Extremal discrepancy behavior of lacunary sequences

In 1975 Walter Philipp proved the law of the iterated logarithm (LIL) for the discrepancy of lacunary sequences: for any sequence $(n_k)_{k \geq 1}$ satisfying the Hadamard gap condition $n_{k+1} / n_k \geq q > 1,~k \geq 1,$ we have $$ \frac{1}{4 \sqrt{2}} \leq \limsup_{N \to \infty} \frac{N D_N(\{ n_1 x \}, \dots, \{n_N x\})}{\sqrt{2 N \log \log N}} \leq C_q $$ for almost all $x$. In recent years there has been significant progress concerning the precise value of the limsup in this LIL for special sequences $(n_k)_{k \geq 1}$ having a ``simple'' number-theoretic structure.
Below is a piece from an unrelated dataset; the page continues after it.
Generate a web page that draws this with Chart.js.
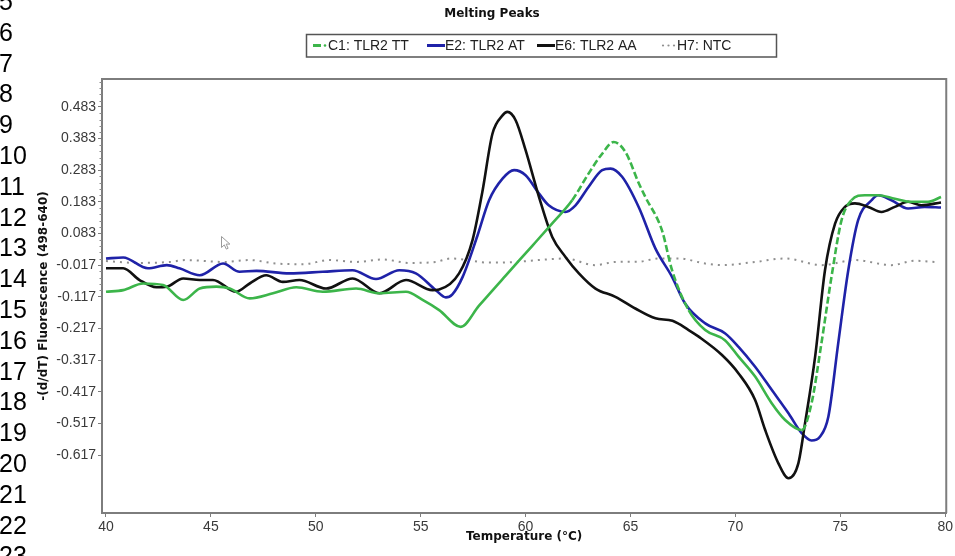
<!DOCTYPE html>
<html><head><meta charset="utf-8">
<script src="https://cdn.jsdelivr.net/npm/chart.js@4"></script>
<style>html,body{margin:0;padding:0;background:#fff;overflow:hidden}</style>
</head><body>
<canvas id="c" width="955" height="556"></canvas>
<script>
// ---------------- data ----------------
const chartTitle = 'Melting Peaks';
const xAxisTitle = 'Temperature (°C)';
const yAxisTitle = '-(d/dT) Fluorescence (498-640)';
const seriesLabels = ['C1: TLR2 TT', 'E2: TLR2 AT', 'E6: TLR2 AA', 'H7: NTC'];
const docLineNumbers = [5,6,7,8,9,10,11,12,13,14,15,16,17,18,19,20,21,22,23];

const xTickValues = [40,45,50,55,60,65,70,75,80];
const yTickValues = [0.483,0.383,0.283,0.183,0.083,-0.017,-0.117,-0.217,-0.317,-0.417,-0.517,-0.617];
const yTickLabels = ['0.483','0.383','0.283','0.183','0.083','-0.017','-0.117','-0.217','-0.317','-0.417','-0.517','-0.617'];

const c1Temp = [40.0,40.82,41.77,42.72,43.68,44.47,45.26,45.9,46.85,47.96,49.07,50.33,51.92,53.03,54.3,55.09,55.88,56.91,57.78,59.05,60.32,61.27,62.22,63.0,63.65,64.2,64.76,65.4,65.71,66.5,66.98,67.77,68.56,69.5,70.15,70.94,71.73,72.37,73.16,73.63,74.1,74.58,75.06,75.53,76.17,76.8,77.6,78.39,79.18,79.8];
const c1Val  = [-0.101,-0.096,-0.075,-0.080,-0.127,-0.091,-0.085,-0.091,-0.122,-0.106,-0.087,-0.101,-0.091,-0.106,-0.101,-0.127,-0.159,-0.212,-0.145,-0.050,0.044,0.115,0.188,0.272,0.335,0.372,0.340,0.241,0.198,0.093,-0.033,-0.159,-0.222,-0.254,-0.306,-0.369,-0.453,-0.506,-0.538,-0.453,-0.264,-0.054,0.125,0.188,0.204,0.204,0.193,0.183,0.183,0.198];

const e2Temp = [40.0,40.82,42.0,42.9,43.5,44.47,45.58,46.37,47.17,48.75,50.33,51.75,52.87,53.98,54.77,55.72,56.2,56.5,57.0,57.7,58.26,58.9,59.45,60.0,60.64,61.1,61.9,62.38,63.0,63.65,64.05,64.6,65.4,66.19,66.98,67.6,68.56,69.5,70.15,70.94,71.73,72.53,73.16,73.63,74.03,74.43,74.9,75.38,75.85,76.49,76.8,77.44,78.23,79.02,79.8];
const e2Val  = [0.004,0.007,-0.027,-0.017,-0.027,-0.049,-0.012,-0.038,-0.035,-0.043,-0.038,-0.033,-0.061,-0.033,-0.043,-0.096,-0.119,-0.110,-0.054,0.075,0.188,0.256,0.283,0.267,0.209,0.172,0.151,0.172,0.230,0.283,0.288,0.262,0.165,0.035,-0.054,-0.138,-0.201,-0.232,-0.275,-0.338,-0.411,-0.485,-0.548,-0.571,-0.559,-0.496,-0.264,-0.033,0.125,0.188,0.204,0.188,0.162,0.167,0.165];

const e6Temp = [40.0,40.82,41.6,42.4,42.9,43.68,44.47,45.1,46.2,46.85,47.64,48.43,49.22,50.49,51.76,53.03,54.3,55.56,55.88,56.83,57.47,57.94,58.42,58.9,59.13,59.53,60.0,60.64,61.27,61.9,62.54,63.33,64.28,65.23,66.19,67.0,67.77,68.25,69.36,70.15,70.94,71.42,72.05,72.53,73.0,73.32,73.8,74.27,74.75,75.22,75.7,76.33,76.96,77.6,78.23,78.86,79.8];
const e6Val  = [-0.027,-0.027,-0.064,-0.087,-0.085,-0.059,-0.064,-0.064,-0.101,-0.075,-0.049,-0.070,-0.064,-0.091,-0.059,-0.106,-0.064,-0.096,-0.094,-0.043,0.062,0.215,0.398,0.456,0.467,0.440,0.346,0.198,0.072,0.009,-0.043,-0.091,-0.117,-0.154,-0.185,-0.193,-0.222,-0.243,-0.301,-0.359,-0.443,-0.538,-0.643,-0.690,-0.643,-0.516,-0.306,-0.033,0.114,0.167,0.178,0.167,0.151,0.167,0.183,0.172,0.181];

const h7Temp = [40.0,41.5,43.04,43.8,45.6,46.85,48.1,49.4,50.65,51.9,53.19,54.45,55.7,56.45,58.26,59.5,60.6,61.9,63.3,64.3,65.4,66.35,67.3,68.56,69.36,70.94,72.37,74.1,75.7,77.44,78.55,79.5];
const h7Val  = [-0.004,-0.010,-0.007,-0.001,-0.007,-0.001,-0.012,-0.014,-0.001,-0.007,0.001,-0.010,-0.007,0.004,-0.009,-0.007,-0.001,0.004,-0.017,-0.007,-0.006,0.004,0.004,-0.012,-0.017,-0.007,0.004,-0.017,-0.001,-0.017,-0.003,-0.007];

// ---------------- style ----------------
const COLORS = ['#3cb54a', '#1f22a8', '#111111', '#8f8f8f'];
const C1_DASHED_SPANS = [[62.3, 67.5], [73.3, 75.6]];
const AXIS_COLOR = '#7d7d7d';
const TICK_FONT = {family: '"Liberation Sans", Arial, sans-serif', size: 14};
const BOLD_FONT = {family: '"DejaVu Sans", Verdana, sans-serif', size: 12, weight: 'bold'};

const pts = (xs, ys) => xs.map((x, i) => ({x, y: ys[i]}));

function inDashSpan(t0, t1) {
  const m = (t0 + t1) / 2;
  return C1_DASHED_SPANS.some(s => m >= s[0] && m <= s[1]);
}

const decor = {
  id: 'decor',
  beforeDraw(chart) {
    const ctx = chart.ctx;
    ctx.save();
    ctx.fillStyle = '#fff';
    ctx.fillRect(0, 0, chart.width, chart.height);
    ctx.restore();
  },
  afterDraw(chart) {
    const ctx = chart.ctx;
    const a = chart.chartArea;
    ctx.save();
    // top/right frame
    ctx.strokeStyle = AXIS_COLOR;
    ctx.lineWidth = 2;
    ctx.beginPath();
    ctx.moveTo(a.left, a.top); ctx.lineTo(a.right, a.top); ctx.lineTo(a.right, a.bottom);
    ctx.stroke();
    // minor ticks on y axis
    const ys = chart.scales.y;
    ctx.lineWidth = 1;
    ctx.strokeStyle = '#8a8a8a';
    for (let k = -30; k <= 30; k++) {
      const v = 0.483 + k * 0.02;
      if (v < ys.min || v > ys.max) continue;
      if (k % 5 === 0) continue;
      const py = Math.round(ys.getPixelForValue(v)) + 0.5;
      ctx.beginPath(); ctx.moveTo(a.left - 2.5, py); ctx.lineTo(a.left, py); ctx.stroke();
    }
    // document line numbers
    ctx.fillStyle = '#000';
    ctx.font = '25px "Liberation Sans", Arial, sans-serif';
    ctx.textAlign = 'left';
    ctx.textBaseline = 'alphabetic';
    docLineNumbers.forEach(n => {
      ctx.fillText(String(n), -1, 31.7 + (n - 6) * 30.8 + 9);
    });
    // title
    ctx.fillStyle = '#111';
    ctx.font = 'bold 12px "DejaVu Sans", Verdana, sans-serif';
    ctx.textAlign = 'center';
    ctx.textBaseline = 'middle';
    ctx.fillText(chartTitle, 492, 14);
    // legend box
    ctx.strokeStyle = '#555';
    ctx.lineWidth = 1.5;
    ctx.strokeRect(306.5, 34.5, 470, 22.5);
    ctx.font = '14px "Liberation Sans", Arial, sans-serif';
    ctx.textAlign = 'left';
    ctx.fillStyle = '#222';
    const ly = 45.5;
    // green: dash + dot
    ctx.strokeStyle = COLORS[0]; ctx.lineWidth = 3;
    ctx.beginPath(); ctx.moveTo(313, ly); ctx.lineTo(321, ly); ctx.stroke();
    ctx.fillStyle = COLORS[0];
    ctx.beginPath(); ctx.arc(325, ly, 1.3, 0, Math.PI * 2); ctx.fill();
    ctx.fillStyle = '#222'; ctx.fillText(seriesLabels[0], 328, ly + 1);
    // blue
    ctx.strokeStyle = COLORS[1]; ctx.lineWidth = 3;
    ctx.beginPath(); ctx.moveTo(427, ly); ctx.lineTo(445, ly); ctx.stroke();
    ctx.fillText(seriesLabels[1], 445, ly + 1);
    // black
    ctx.strokeStyle = COLORS[2]; ctx.lineWidth = 3;
    ctx.beginPath(); ctx.moveTo(537, ly); ctx.lineTo(555, ly); ctx.stroke();
    ctx.fillText(seriesLabels[2], 555, ly + 1);
    // gray dots
    ctx.fillStyle = COLORS[3];
    [663, 668.5, 674].forEach(x => { ctx.beginPath(); ctx.arc(x, ly, 1.1, 0, Math.PI * 2); ctx.fill(); });
    ctx.fillStyle = '#222'; ctx.fillText(seriesLabels[3], 677, ly + 1);
    // mouse cursor (screenshot artefact)
    ctx.translate(221.5, 236.5);
    ctx.beginPath();
    ctx.moveTo(0, 0); ctx.lineTo(0, 11); ctx.lineTo(2.8, 8.4); ctx.lineTo(4.8, 12.6);
    ctx.lineTo(6.6, 11.8); ctx.lineTo(4.7, 7.6); ctx.lineTo(8.4, 7.6); ctx.closePath();
    ctx.fillStyle = '#fff'; ctx.fill();
    ctx.strokeStyle = '#9a9a9a'; ctx.lineWidth = 1; ctx.stroke();
    ctx.restore();
  }
};

new Chart(document.getElementById('c'), {
  type: 'line',
  data: {
    datasets: [
      {label: seriesLabels[0], data: pts(c1Temp, c1Val), borderColor: COLORS[0], borderWidth: 2.6, order: 1,
       segment: {borderDash: ctx => inDashSpan(c1Temp[ctx.p0DataIndex], c1Temp[ctx.p1DataIndex]) ? [7, 3] : undefined}},
      {label: seriesLabels[1], data: pts(e2Temp, e2Val), borderColor: COLORS[1], borderWidth: 2.6, order: 3},
      {label: seriesLabels[2], data: pts(e6Temp, e6Val), borderColor: COLORS[2], borderWidth: 2.6, order: 2},
      {label: seriesLabels[3], data: pts(h7Temp, h7Val), borderColor: COLORS[3], borderWidth: 2, borderDash: [2, 5], order: 4}
    ]
  },
  options: {
    responsive: false,
    animation: false,
    devicePixelRatio: 1,
    layout: {padding: {top: 79, right: 7, bottom: 0, left: 0}},
    elements: {point: {radius: 0}, line: {cubicInterpolationMode: 'monotone'}},
    plugins: {legend: {display: false}, title: {display: false}, tooltip: {enabled: false}},
    scales: {
      x: {
        type: 'linear', min: 39.81, max: 80.05,
        afterBuildTicks: s => { s.ticks = xTickValues.map(v => ({value: v})); },
        afterFit: s => { s.height = 43; },
        grid: {display: true, drawOnChartArea: false, drawTicks: true, tickLength: 4, color: AXIS_COLOR},
        border: {display: true, color: AXIS_COLOR, width: 2},
        ticks: {font: TICK_FONT, color: '#3a3a3a', padding: 2, maxRotation: 0, autoSkip: false, callback: v => String(v)},
        title: {display: true, text: xAxisTitle, font: BOLD_FONT, color: '#111', padding: {top: 0, bottom: 12}}
      },
      y: {
        type: 'linear', min: -0.8, max: 0.571,
        afterBuildTicks: s => { s.ticks = yTickValues.map(v => ({value: v})); },
        afterFit: s => { s.width = 102; },
        grid: {display: true, drawOnChartArea: false, drawTicks: true, tickLength: 4, color: AXIS_COLOR},
        border: {display: true, color: AXIS_COLOR, width: 2},
        ticks: {font: TICK_FONT, color: '#3a3a3a', padding: 2, autoSkip: false, callback: (v, i) => yTickLabels[i]},
        title: {display: true, text: yAxisTitle, font: BOLD_FONT, color: '#111', padding: {top: 37, bottom: 0}}
      }
    }
  },
  plugins: [decor]
});
</script>
</body></html>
However, since the publication of Philipp's paper there has been no progress concerning the lower bound in this LIL for generic lacunary sequences $(n_k)_{k \geq 1}$. The purpose of the present paper is to collect known results concerning this problem, to investigate what the optimal value in the lower bound could be, and for which special sequences $(n_k)_{k \geq 1}$ a small value of the limsup in this LIL can be obtained. We formulate three open problems, which could serve as the main targets for future research.